Sui social network circolano fake news e attacchi di ogni tipo: niente di nuovo, sono gli stessi argomenti da un secolo
Non pagano le tasse, sono legate a doppio filo alla politica, sono autoreferenziali, non rispettano i diritti dei lavoratori, giocano sporco, i padri fondatori si rivolterebbero nella tomba. Quindi occorre riportarle alla purezza delle origini. Vi ricorda qualcosa? Sono circa 130 anni che esistono le cooperative in Italia. E da 130 anni, a intervalli regolari, qualcuno si alza per lanciare invettive contro i “privilegi” delle cooperative.
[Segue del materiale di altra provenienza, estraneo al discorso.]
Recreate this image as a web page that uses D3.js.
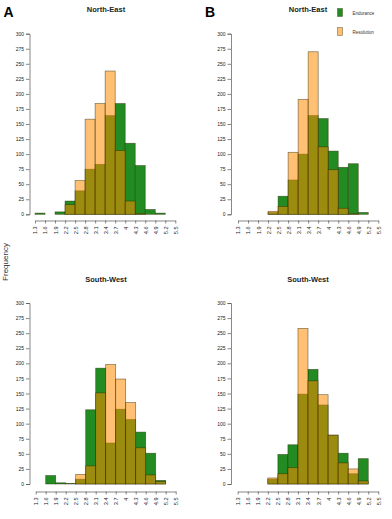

Usando questi stessi identici temi.
È inevitabile che quel qualcuno pensi di essere il primo e più originale, magari perché la sua lenzuolata di odio viene sparata su Facebook anziché sui fogliacci di regime. Eppure gli argomenti sono sempre gli stessi dai tempi di Nullo Baldini. Gli stessi di quella notte tra il 27 e il 28 luglio del 1922, quando Italo Balbo diede alle fiamme la sede della Federazione delle Cooperative di Ravenna.
Il miglior fiscalista che io abbia mai conosciuto, rispondeva sempre allo stesso modo. «Se lavorare in cooperativa significa avere tutti questi vantaggi e favori, come mai le varie Srl e Spa non si trasformano tutte in cooperative? Forse perché oltre ad alcuni vantaggi – che non sono esattamente quelli descritti – ci sono anche tanti e pesanti vincoli? Come mai di questi ultimi nessuno parla mai?».
L’ultimo attacco in ordine temporale e non solo, è a firma di un ex politico bolognese che invita a cercare tra i bilanci delle coop i soldi per le riforme. Un uomo (ex) di sinistra? Certo. Non si faccia l’errore di assegnare un colore ideologico a questo tipo di ragionamenti.
Si potrebbe rispondere citando l’ottimo discorso che il vicepresidente del Consiglio Luigi Di Maio ha tenuto all’assemblea annuale delle Cooperativa Italiane. «I vantaggi riservati alla cooperazione hanno motivo di esistere e saranno preservati per la vera cooperazione».
Di Maio ha dimostrato di conoscere l’impresa mutualistica assai più di tanti leader che sarebbero dovuti essere “amici” del movimento cooperativo. Ha citato Pertini e, dopo avere ricordato l’importanza delle cooperative per l’economia italiana, ha chiesto il massimo rigore nei confronti delle realtà che non sposano più lo spirito mutualistico. Un intento che non si può che condividere. «È vero che il Paese ha bisogno di una cooperazione seria e consapevole che metta al centro del suo agire il lavoro e i diritti dei lavoratori», ha detto. Da dove nasce, quindi, questa radicale avversione di settori trasversali della società? Come ha notato un bravissimo storico, Tito Menzani, gli elementi principali sono tre, fin dal Ventennio.
Il primo è che la cooperativa è un’impresa democratica, quindi per definizione difficilmente controllabile. Il secondo è il legame con le grandi culture politiche che rappresentano la spina dorsale dell’Unità nazionale: la tradizione socialista, quella mazziniana e quella cattolica solidale. Infine, ma non ultimo, le cooperative in molti settori sono in diretta concorrenza con gli interessi di altri corpi imprenditoriali. Da qui la ricerca di un vantaggio competitivo più o meno sleale.
È su questo stesso canovaccio consunto che si costruiscono gli articoli spazzatura che girano sui social. Opere in bilico tra fake news e insulto, secondo la regola che pervade la comunicazione degli spin doctor più scientifici: «Io intanto la sparo grossa, poi si vedrà».
In Romagna abbiamo la memoria lunga. Almeno 130 anni. Non vorremmo che il silenzio venisse interpretato come acquiescenza o, peggio, come incapacità di reagire. Magari qualcuno voleva “testare” il tema sui social, come usa oggi. Una specie di sondaggio preventivo per mettere fieno in cascina quando non ci saranno più storie da condividere su chi vive una condizione di debolezza o di precarietà.
Continueremo a non tacere, così come facciamo da 130 anni. In cooperazione siamo gente legata alla terra e sappiamo riconoscere chi si assegna il duro compito dello spargimento del letame.